* **Problem statement**
Type out the complete listing below word for word, without its pictures.

___

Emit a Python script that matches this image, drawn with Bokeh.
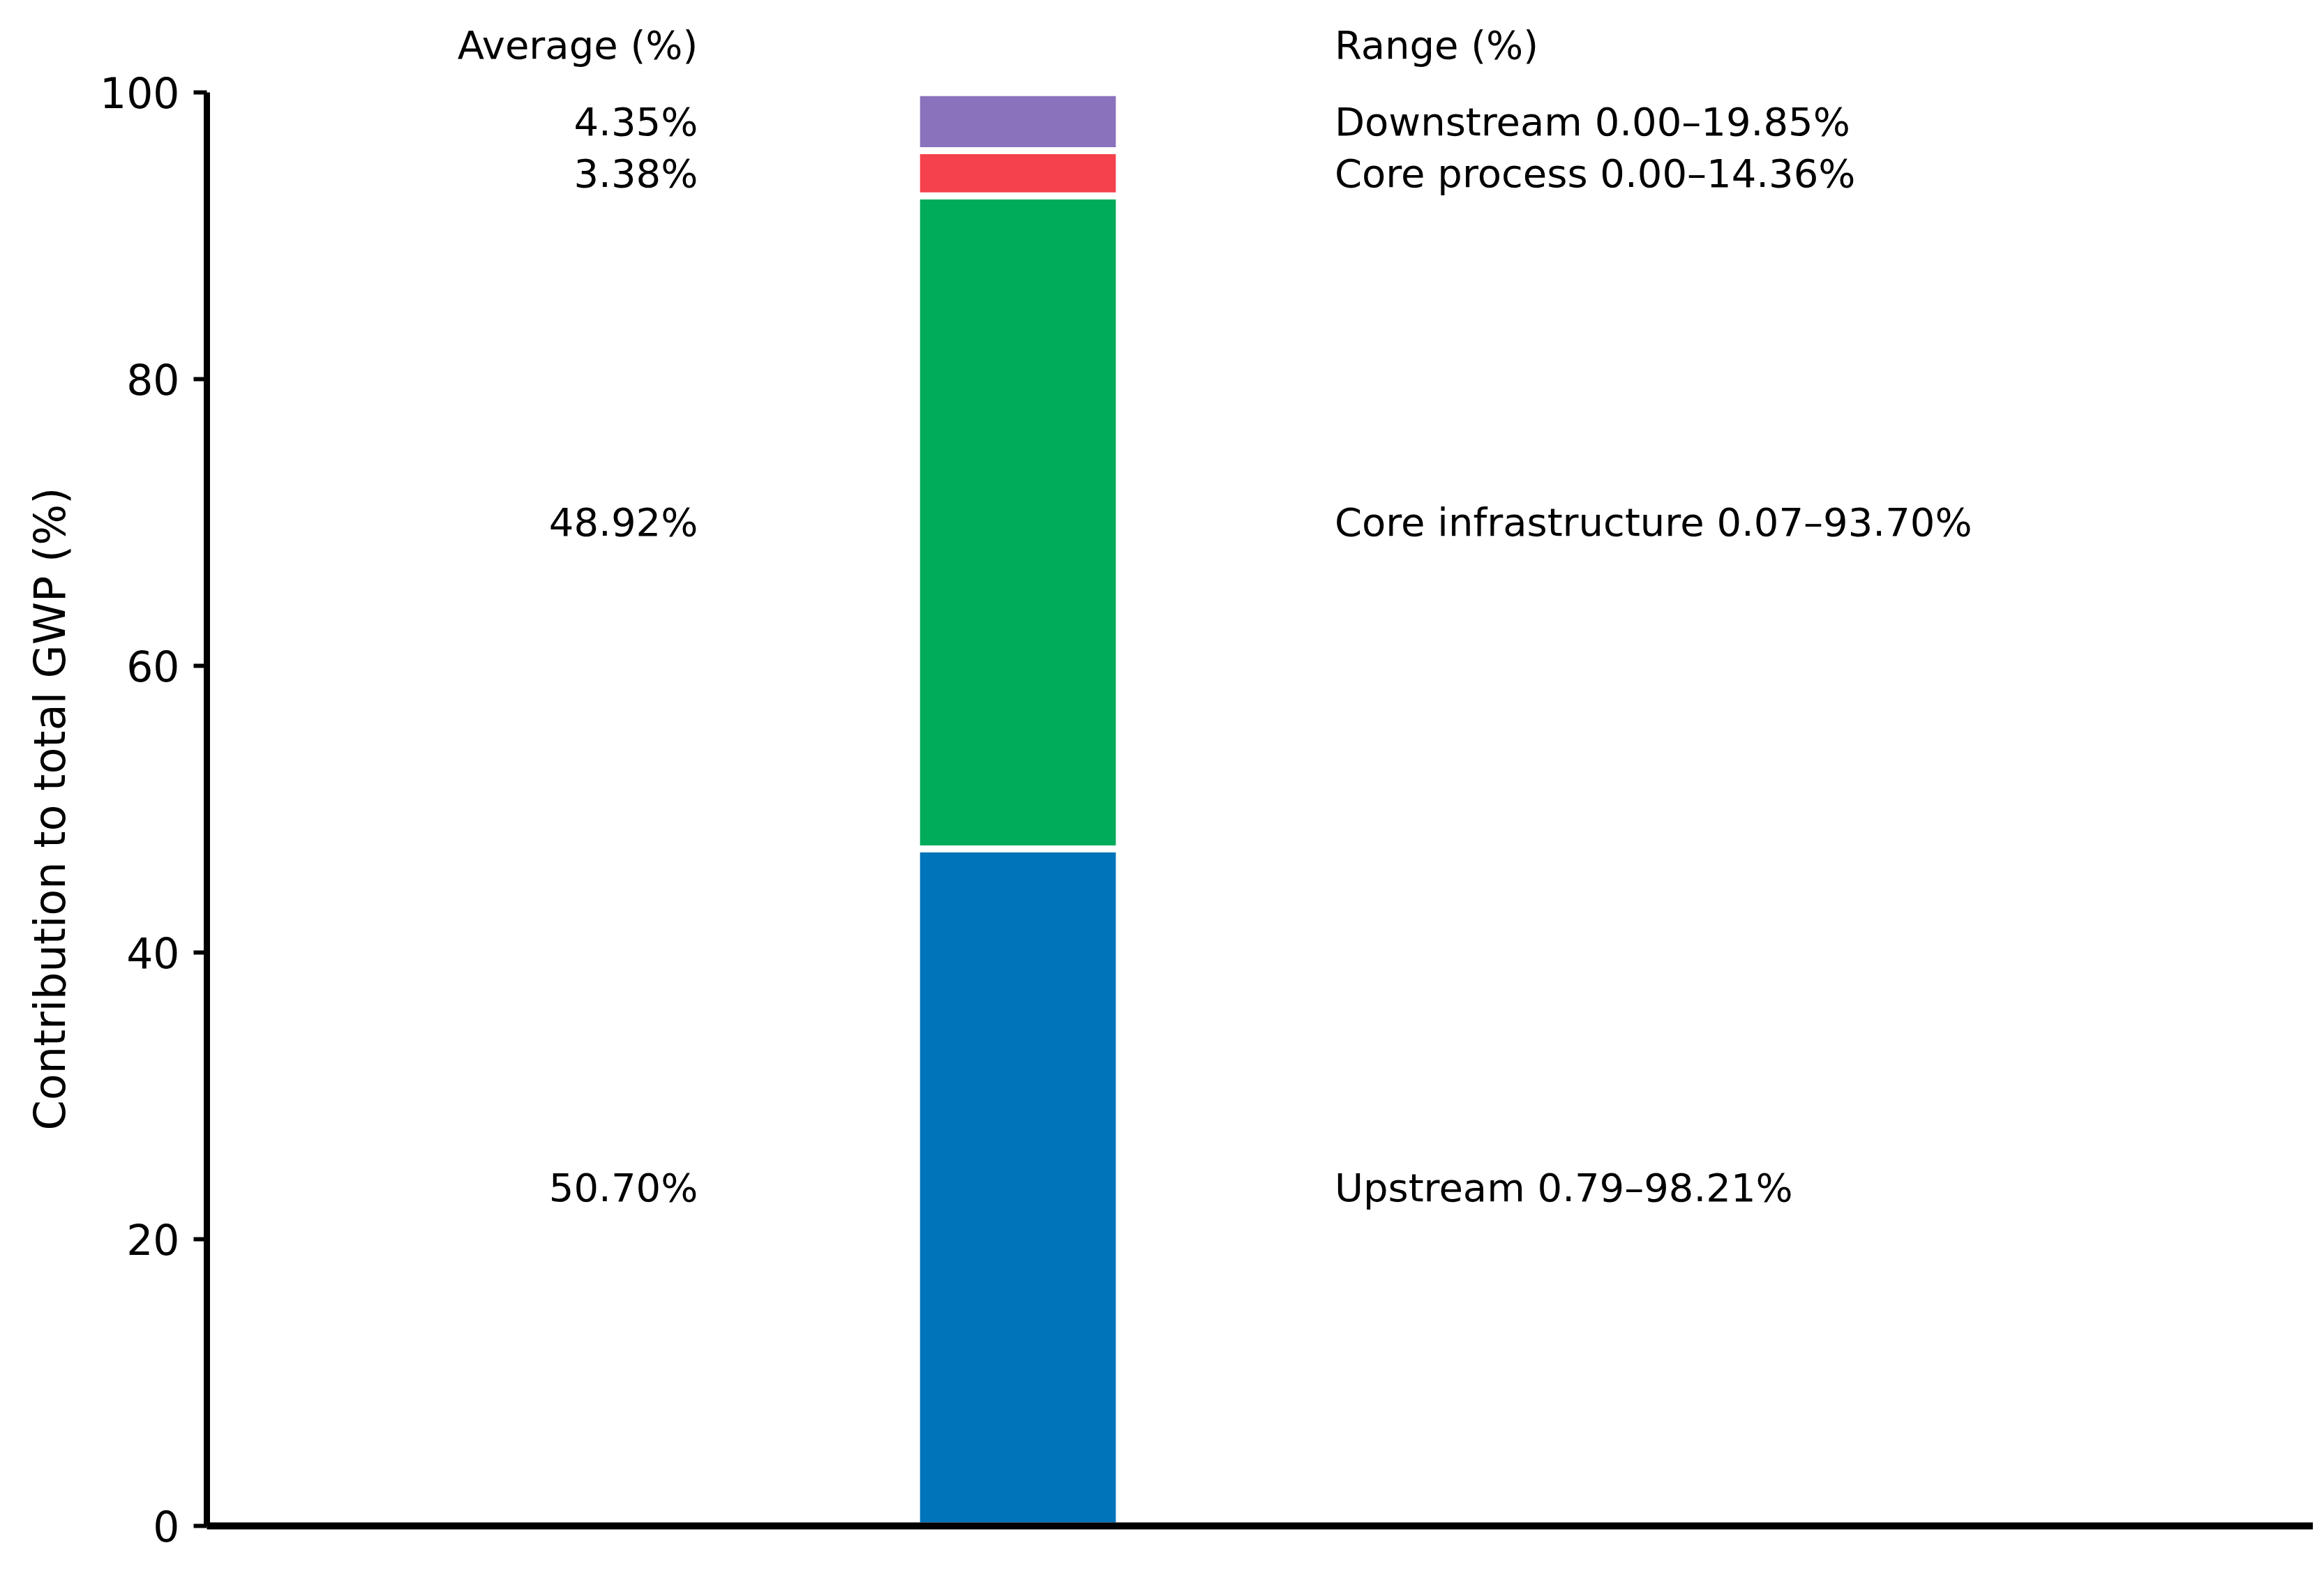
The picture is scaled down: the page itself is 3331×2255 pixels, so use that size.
from bokeh.plotting import figure
from bokeh.models import ColumnDataSource, Range1d, FixedTicker, Title
from bokeh.core.properties import value
from bokeh.embed import file_html
from bokeh.resources import INLINE

# ---- data ----
categories = ["Upstream", "Core infrastructure", "Core process", "Downstream"]
averages = [50.70, 48.92, 3.38, 4.35]
range_low = [0.79, 0.07, 0.00, 0.00]
range_high = [98.21, 93.70, 14.36, 19.85]
colors = ["#0074BA", "#00AB5A", "#F5414D", "#8B72BD"]
headers = ["Average (%)", "Range (%)"]
y_ticks = [0, 20, 40, 60, 80, 100]
y_label = "Contribution to total GWP (%)"

FONT = "DejaVu Sans"
AVG_X = -0.789
RNG_X = 0.781
HEAD_Y = 103.3

total = sum(averages)
shares = [a / total * 100 for a in averages]
bottoms, tops = [], []
acc = 0.0
for s in shares:
    bottoms.append(acc)
    acc += s
    tops.append(acc)
mids = [(b + t) / 2 for b, t in zip(bottoms, tops)]

bar_src = ColumnDataSource(dict(
    x=[0.0] * len(categories), bottom=bottoms, top=tops, color=colors,
))
avg_src = ColumnDataSource(dict(
    x=[AVG_X] * len(categories), y=mids,
    text=[f"{a:.2f}%" for a in averages],
))
rng_src = ColumnDataSource(dict(
    x=[RNG_X] * len(categories), y=mids,
    text=[f"{c} {lo:.2f}\u2013{hi:.2f}%" for c, lo, hi in zip(categories, range_low, range_high)],
))
head_src = ColumnDataSource(dict(
    x=[AVG_X, RNG_X], y=[HEAD_Y, HEAD_Y], text=headers, align=["right", "left"],
))

p = figure(width=3315, height=2239, output_backend="svg", toolbar_location=None,
           x_range=Range1d(-2.0, 3.194), y_range=Range1d(0, 106),
           min_border_left=282, min_border_right=0, min_border_top=9,
           min_border_bottom=52)
p.outline_line_color = None
p.grid.visible = False
p.background_fill_color = "white"
p.border_fill_color = "white"

p.vbar(x="x", width=0.5, bottom="bottom", top="top", source=bar_src,
       fill_color="color", line_color="white", line_width=10)

p.text(x="x", y="y", text="text", source=avg_src, text_align="right",
       text_baseline="middle", text_font=value(FONT), text_font_size="56px",
       text_color="black")
p.text(x="x", y="y", text="text", source=rng_src, text_align="left",
       text_baseline="middle", text_font=value(FONT), text_font_size="56px",
       text_color="black")
p.text(x="x", y="y", text="text", source=head_src, text_align="align",
       text_baseline="middle", text_font=value(FONT), text_font_size="56px",
       text_color="black")

# y axis
ya = p.yaxis[0]
ya.bounds = (0, 100)
ya.ticker = FixedTicker(ticks=y_ticks)
ya.major_label_text_font = FONT
ya.major_label_text_font_size = "60px"
ya.major_label_text_color = "black"
ya.major_label_standoff = 20
ya.axis_line_width = 9
ya.axis_line_color = "black"
ya.major_tick_line_width = 6
ya.major_tick_line_color = "black"
ya.major_tick_out = 19
ya.major_tick_in = 0
ya.minor_tick_line_color = None

# y-axis title, placed so it is centred on the 0-100 span
p.add_layout(Title(text=y_label, align="left", offset=567, standoff=64,
                   vertical_align="bottom", text_font=FONT,
                   text_font_size="62px", text_font_style="normal",
                   text_color="black"), "left")

# x axis: line only
xa = p.xaxis[0]
xa.ticker = FixedTicker(ticks=[])
xa.axis_line_width = 10
xa.axis_line_color = "black"
xa.major_tick_line_color = None
xa.minor_tick_line_color = None
xa.major_label_text_color = None

open("out.html", "w").write(file_html(p, INLINE))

___

* **Answer to the task**
Emit a Python script that matches this image, drawn with Bokeh.
The picture is scaled down: the page itself is 3331×2255 pixels, so use that size.
from bokeh.plotting import figure
from bokeh.models import ColumnDataSource, Range1d, FixedTicker, Title
from bokeh.core.properties import value
from bokeh.embed import file_html
from bokeh.resources import INLINE

# ---- data ----
categories = ["Upstream", "Core infrastructure", "Core process", "Downstream"]
averages = [50.70, 48.92, 3.38, 4.35]
range_low = [0.79, 0.07, 0.00, 0.00]
range_high = [98.21, 93.70, 14.36, 19.85]
colors = ["#0074BA", "#00AB5A", "#F5414D", "#8B72BD"]
headers = ["Average (%)", "Range (%)"]
y_ticks = [0, 20, 40, 60, 80, 100]
y_label = "Contribution to total GWP (%)"

FONT = "DejaVu Sans"
AVG_X = -0.789
RNG_X = 0.781
HEAD_Y = 103.3

total = sum(averages)
shares = [a / total * 100 for a in averages]
bottoms, tops = [], []
acc = 0.0
for s in shares:
    bottoms.append(acc)
    acc += s
    tops.append(acc)
mids = [(b + t) / 2 for b, t in zip(bottoms, tops)]

bar_src = ColumnDataSource(dict(
    x=[0.0] * len(categories), bottom=bottoms, top=tops, color=colors,
))
avg_src = ColumnDataSource(dict(
    x=[AVG_X] * len(categories), y=mids,
    text=[f"{a:.2f}%" for a in averages],
))
rng_src = ColumnDataSource(dict(
    x=[RNG_X] * len(categories), y=mids,
    text=[f"{c} {lo:.2f}\u2013{hi:.2f}%" for c, lo, hi in zip(categories, range_low, range_high)],
))
head_src = ColumnDataSource(dict(
    x=[AVG_X, RNG_X], y=[HEAD_Y, HEAD_Y], text=headers, align=["right", "left"],
))

p = figure(width=3315, height=2239, output_backend="svg", toolbar_location=None,
           x_range=Range1d(-2.0, 3.194), y_range=Range1d(0, 106),
           min_border_left=282, min_border_right=0, min_border_top=9,
           min_border_bottom=52)
p.outline_line_color = None
p.grid.visible = False
p.background_fill_color = "white"
p.border_fill_color = "white"

p.vbar(x="x", width=0.5, bottom="bottom", top="top", source=bar_src,
       fill_color="color", line_color="white", line_width=10)

p.text(x="x", y="y", text="text", source=avg_src, text_align="right",
       text_baseline="middle", text_font=value(FONT), text_font_size="56px",
       text_color="black")
p.text(x="x", y="y", text="text", source=rng_src, text_align="left",
       text_baseline="middle", text_font=value(FONT), text_font_size="56px",
       text_color="black")
p.text(x="x", y="y", text="text", source=head_src, text_align="align",
       text_baseline="middle", text_font=value(FONT), text_font_size="56px",
       text_color="black")

# y axis
ya = p.yaxis[0]
ya.bounds = (0, 100)
ya.ticker = FixedTicker(ticks=y_ticks)
ya.major_label_text_font = FONT
ya.major_label_text_font_size = "60px"
ya.major_label_text_color = "black"
ya.major_label_standoff = 20
ya.axis_line_width = 9
ya.axis_line_color = "black"
ya.major_tick_line_width = 6
ya.major_tick_line_color = "black"
ya.major_tick_out = 19
ya.major_tick_in = 0
ya.minor_tick_line_color = None

# y-axis title, placed so it is centred on the 0-100 span
p.add_layout(Title(text=y_label, align="left", offset=567, standoff=64,
                   vertical_align="bottom", text_font=FONT,
                   text_font_size="62px", text_font_style="normal",
                   text_color="black"), "left")

# x axis: line only
xa = p.xaxis[0]
xa.ticker = FixedTicker(ticks=[])
xa.axis_line_width = 10
xa.axis_line_color = "black"
xa.major_tick_line_color = None
xa.minor_tick_line_color = None
xa.major_label_text_color = None

open("out.html", "w").write(file_html(p, INLINE))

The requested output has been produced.